Das Gespenst einer Schweizer Immobilienblase ist aus den Medien verschwunden. Die damaligen Warnungen basierten vor allem auf der Vorhersage eines Zinsschocks. Doch manche dieser Szenarien entpuppen sich je länger desto mehr als unrealistisch.

Die Diskussion über den Immobilienmarkt wird heute wieder sachlicher geführt als noch vor einigen Jahren. Insbesondere die damaligen Schreckensszenarien mit einem abrupten Zinssprung haben sich als falsch erwiesen.

Die Sendung «Kassensturz» zum Beispiel brachte im März 2012 einen Beitrag mit dem Titel «Wenn die Immobilienblase platzt» und zeigte die unten stehende Grafik. Darin wurde den Zuschauern vorgerechnet, dass die monatliche Belastung für eine Hypothek im Umfang von 800‘000 Franken von gegenwärtig 1000 auf bis zu 5333 Franken hochschnellen könnte, wenn der Zins von 1,5 auf 8 Prozent klettert. «Viele müssten dann ihr Haus verkaufen», urteilte der «Kassensturz».

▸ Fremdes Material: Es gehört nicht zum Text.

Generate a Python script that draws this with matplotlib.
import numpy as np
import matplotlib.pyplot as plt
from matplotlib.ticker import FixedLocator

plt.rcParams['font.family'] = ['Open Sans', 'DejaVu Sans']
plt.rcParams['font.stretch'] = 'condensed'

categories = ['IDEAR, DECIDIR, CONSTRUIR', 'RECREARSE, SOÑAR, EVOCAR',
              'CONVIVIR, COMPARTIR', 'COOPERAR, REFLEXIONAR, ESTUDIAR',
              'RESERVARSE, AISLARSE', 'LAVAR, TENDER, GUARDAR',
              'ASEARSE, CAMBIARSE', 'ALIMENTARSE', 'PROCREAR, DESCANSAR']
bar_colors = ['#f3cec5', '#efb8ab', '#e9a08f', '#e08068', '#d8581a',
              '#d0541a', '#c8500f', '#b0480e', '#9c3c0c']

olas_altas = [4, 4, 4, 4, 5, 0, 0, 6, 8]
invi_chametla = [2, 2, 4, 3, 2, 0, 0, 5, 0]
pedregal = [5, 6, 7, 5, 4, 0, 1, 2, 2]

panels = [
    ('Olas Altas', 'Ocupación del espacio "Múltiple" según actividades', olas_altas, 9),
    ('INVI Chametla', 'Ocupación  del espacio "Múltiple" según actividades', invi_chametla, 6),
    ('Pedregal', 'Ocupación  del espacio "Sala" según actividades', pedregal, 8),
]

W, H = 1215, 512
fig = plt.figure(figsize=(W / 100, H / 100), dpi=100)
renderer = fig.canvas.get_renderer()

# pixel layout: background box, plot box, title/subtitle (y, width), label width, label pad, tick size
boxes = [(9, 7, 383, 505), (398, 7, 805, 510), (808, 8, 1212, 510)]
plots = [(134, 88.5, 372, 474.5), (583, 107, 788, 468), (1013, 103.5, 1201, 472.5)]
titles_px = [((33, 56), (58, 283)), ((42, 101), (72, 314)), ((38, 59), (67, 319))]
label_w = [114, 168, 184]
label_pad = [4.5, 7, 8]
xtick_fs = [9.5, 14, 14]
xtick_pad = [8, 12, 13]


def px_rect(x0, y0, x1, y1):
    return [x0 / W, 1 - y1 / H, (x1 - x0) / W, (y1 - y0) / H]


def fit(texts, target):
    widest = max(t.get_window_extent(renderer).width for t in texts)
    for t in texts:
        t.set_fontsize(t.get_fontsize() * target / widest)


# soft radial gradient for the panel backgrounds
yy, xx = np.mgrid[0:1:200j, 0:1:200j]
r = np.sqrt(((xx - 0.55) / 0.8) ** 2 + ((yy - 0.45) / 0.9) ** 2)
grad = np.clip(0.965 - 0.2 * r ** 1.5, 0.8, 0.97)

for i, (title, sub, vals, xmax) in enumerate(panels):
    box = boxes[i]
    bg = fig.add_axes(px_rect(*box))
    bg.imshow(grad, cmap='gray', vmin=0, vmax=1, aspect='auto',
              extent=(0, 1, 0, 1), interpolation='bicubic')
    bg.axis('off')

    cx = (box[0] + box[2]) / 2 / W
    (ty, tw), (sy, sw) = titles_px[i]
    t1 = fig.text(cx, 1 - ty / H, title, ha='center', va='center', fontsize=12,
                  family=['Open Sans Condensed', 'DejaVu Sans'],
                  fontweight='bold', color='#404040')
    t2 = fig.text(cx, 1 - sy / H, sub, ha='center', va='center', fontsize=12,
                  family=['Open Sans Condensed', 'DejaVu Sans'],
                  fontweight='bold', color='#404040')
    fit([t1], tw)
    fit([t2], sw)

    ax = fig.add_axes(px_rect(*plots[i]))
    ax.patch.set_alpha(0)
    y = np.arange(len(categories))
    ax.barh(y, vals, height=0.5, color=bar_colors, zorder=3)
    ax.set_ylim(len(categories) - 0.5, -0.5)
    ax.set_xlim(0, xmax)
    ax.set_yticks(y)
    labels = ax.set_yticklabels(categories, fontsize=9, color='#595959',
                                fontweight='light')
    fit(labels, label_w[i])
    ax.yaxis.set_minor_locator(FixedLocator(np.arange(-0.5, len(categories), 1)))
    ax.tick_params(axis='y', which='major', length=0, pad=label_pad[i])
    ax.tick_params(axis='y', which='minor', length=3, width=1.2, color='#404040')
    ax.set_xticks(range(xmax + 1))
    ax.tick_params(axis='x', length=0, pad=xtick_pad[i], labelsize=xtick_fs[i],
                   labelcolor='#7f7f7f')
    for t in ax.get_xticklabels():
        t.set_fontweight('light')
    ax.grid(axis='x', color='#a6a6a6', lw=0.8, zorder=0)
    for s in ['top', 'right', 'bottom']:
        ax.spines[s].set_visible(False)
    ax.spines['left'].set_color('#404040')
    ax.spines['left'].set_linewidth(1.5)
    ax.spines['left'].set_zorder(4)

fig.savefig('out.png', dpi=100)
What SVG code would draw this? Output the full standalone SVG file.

Der angedrohte Zinsschock hat nicht stattgefunden
Mit dieser Darstellung warnte der «Kassensturz» im März 2012 vor einer Immobilienblase.

In Wirklichkeit sind die Zinsen nicht gestiegen, sondern weiter gesunken. Kommt hinzu, dass viele Wohneigentümer langfristige Hypotheken erworben haben, um sich gegen höhere Zinsen abzusichern. Aktuell können Sie den Zinssatz von 1,5 Prozent für acht Jahre fix anbinden. Am Beispiel des «Kassensturz» mit einer Hypothek von 800‘000 Franken heisst das (die genaue Berechnung finden Sie im nachfolgenden Dossier):

Dank den günstigen Zinsen sparen Sie als Wohneigentümer im Vergleich zur Miete eines vergleichbaren Objekts während diesen acht Jahren insgesamt 42‘700 Franken.

Zusätzlich besteht die Pflicht, die Hypothek jedes Jahr um einen bestimmten Betrag abzuzahlen. Im Beispiel erreicht die Amortisation über acht Jahre 69‘300 Franken. Wenn die Hypothek nach dieser Periode ausläuft, können Sie die Belehnung des Hauses kumuliert um die beiden Beträge (42‘700 Franken plus 69‘300 Franken) reduzieren, also von 800‘000 auf 688’000 Franken. Ihre Anfälligkeit gegenüber einem Zinsanstieg nimmt somit von Jahr zu Jahr ab.

War das Szenario eines Zinsschocks schon vor drei Jahren sehr gewagt, so gilt dies heute erst recht: Die Rendite der Schweizer Staatsobligationen mit einer 30-jährigen Laufzeit liegt derzeit bei gerade mal 0,5 Prozent. Und trotzdem rechnen die Banken nach wie vor mit einem kalkulatorischen Zinssatz zwischen 4,5 und 5 Prozent, um abzuschätzen, ob die gewährte Hypothek für den Hauskäufer tragbar ist. Diese hohe Finanzierungshürde zeigt: Der Schweizer Immobilienmarkt bleibt auch dann stabil, wenn die Zinsen irgendwann doch wieder steigen.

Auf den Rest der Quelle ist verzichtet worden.